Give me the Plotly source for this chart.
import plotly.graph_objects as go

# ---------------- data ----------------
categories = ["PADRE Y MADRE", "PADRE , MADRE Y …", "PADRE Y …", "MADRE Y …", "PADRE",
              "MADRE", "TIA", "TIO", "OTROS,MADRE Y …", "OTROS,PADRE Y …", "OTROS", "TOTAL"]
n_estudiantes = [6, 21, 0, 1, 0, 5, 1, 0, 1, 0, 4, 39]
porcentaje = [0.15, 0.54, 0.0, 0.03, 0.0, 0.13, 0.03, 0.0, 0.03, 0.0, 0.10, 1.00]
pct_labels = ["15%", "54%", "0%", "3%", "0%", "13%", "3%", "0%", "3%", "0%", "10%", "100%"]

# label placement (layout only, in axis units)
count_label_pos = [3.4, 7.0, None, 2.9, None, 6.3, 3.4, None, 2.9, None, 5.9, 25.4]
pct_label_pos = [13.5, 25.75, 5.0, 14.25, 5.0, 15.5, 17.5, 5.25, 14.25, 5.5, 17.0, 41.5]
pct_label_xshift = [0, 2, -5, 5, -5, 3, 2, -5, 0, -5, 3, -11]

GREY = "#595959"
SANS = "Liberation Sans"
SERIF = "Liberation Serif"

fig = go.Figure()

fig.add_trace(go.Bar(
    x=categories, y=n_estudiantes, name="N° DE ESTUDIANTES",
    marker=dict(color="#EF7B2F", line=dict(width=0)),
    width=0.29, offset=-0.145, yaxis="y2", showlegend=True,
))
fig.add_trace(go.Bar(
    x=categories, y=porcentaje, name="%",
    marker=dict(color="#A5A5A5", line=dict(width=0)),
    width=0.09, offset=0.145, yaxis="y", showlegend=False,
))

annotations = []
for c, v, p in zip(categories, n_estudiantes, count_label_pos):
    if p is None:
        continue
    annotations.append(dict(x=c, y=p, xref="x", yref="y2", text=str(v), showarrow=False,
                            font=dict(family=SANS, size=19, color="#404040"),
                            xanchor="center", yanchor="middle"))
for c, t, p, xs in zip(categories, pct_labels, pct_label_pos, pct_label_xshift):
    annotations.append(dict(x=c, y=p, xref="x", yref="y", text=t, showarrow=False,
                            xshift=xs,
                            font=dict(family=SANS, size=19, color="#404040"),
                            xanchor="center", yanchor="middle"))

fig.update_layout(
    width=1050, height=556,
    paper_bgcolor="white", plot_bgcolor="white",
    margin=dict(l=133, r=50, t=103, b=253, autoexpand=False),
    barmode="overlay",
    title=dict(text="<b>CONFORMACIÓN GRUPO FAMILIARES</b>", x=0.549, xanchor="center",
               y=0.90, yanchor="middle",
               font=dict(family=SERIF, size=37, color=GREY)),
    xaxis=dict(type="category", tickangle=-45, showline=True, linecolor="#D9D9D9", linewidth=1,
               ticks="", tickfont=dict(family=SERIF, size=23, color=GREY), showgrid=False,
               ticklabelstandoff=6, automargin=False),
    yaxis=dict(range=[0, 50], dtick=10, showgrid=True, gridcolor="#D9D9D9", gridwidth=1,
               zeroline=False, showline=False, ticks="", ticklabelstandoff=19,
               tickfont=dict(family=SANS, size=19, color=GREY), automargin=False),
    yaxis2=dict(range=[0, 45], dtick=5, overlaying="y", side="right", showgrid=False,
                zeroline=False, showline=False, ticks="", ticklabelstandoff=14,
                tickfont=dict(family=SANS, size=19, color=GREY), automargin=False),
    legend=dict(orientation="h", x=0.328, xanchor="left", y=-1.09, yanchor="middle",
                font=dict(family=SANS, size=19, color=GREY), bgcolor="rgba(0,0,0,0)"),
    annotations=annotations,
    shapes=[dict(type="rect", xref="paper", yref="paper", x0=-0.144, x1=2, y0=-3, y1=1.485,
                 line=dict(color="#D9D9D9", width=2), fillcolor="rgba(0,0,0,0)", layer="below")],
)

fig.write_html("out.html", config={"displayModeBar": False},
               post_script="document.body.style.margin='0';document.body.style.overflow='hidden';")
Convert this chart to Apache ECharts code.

=====

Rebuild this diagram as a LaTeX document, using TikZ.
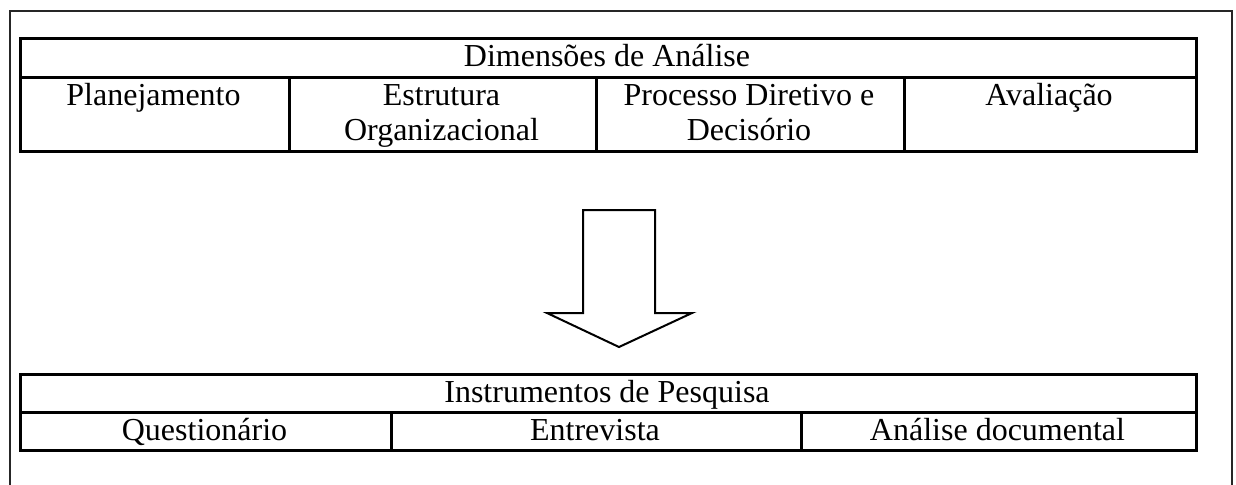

=====

* EXERCISE DESCRIPTION *
Retype only what lies between the line bearing "Give me the Plotly source for this chart." and the line bearing "0, -5, 3, -11]", keeping both of those lines.

* ANSWER TO THIS TASK *
Give me the Plotly source for this chart.
import plotly.graph_objects as go

# ---------------- data ----------------
categories = ["PADRE Y MADRE", "PADRE , MADRE Y …", "PADRE Y …", "MADRE Y …", "PADRE",
              "MADRE", "TIA", "TIO", "OTROS,MADRE Y …", "OTROS,PADRE Y …", "OTROS", "TOTAL"]
n_estudiantes = [6, 21, 0, 1, 0, 5, 1, 0, 1, 0, 4, 39]
porcentaje = [0.15, 0.54, 0.0, 0.03, 0.0, 0.13, 0.03, 0.0, 0.03, 0.0, 0.10, 1.00]
pct_labels = ["15%", "54%", "0%", "3%", "0%", "13%", "3%", "0%", "3%", "0%", "10%", "100%"]

# label placement (layout only, in axis units)
count_label_pos = [3.4, 7.0, None, 2.9, None, 6.3, 3.4, None, 2.9, None, 5.9, 25.4]
pct_label_pos = [13.5, 25.75, 5.0, 14.25, 5.0, 15.5, 17.5, 5.25, 14.25, 5.5, 17.0, 41.5]
pct_label_xshift = [0, 2, -5, 5, -5, 3, 2, -5, 0, -5, 3, -11]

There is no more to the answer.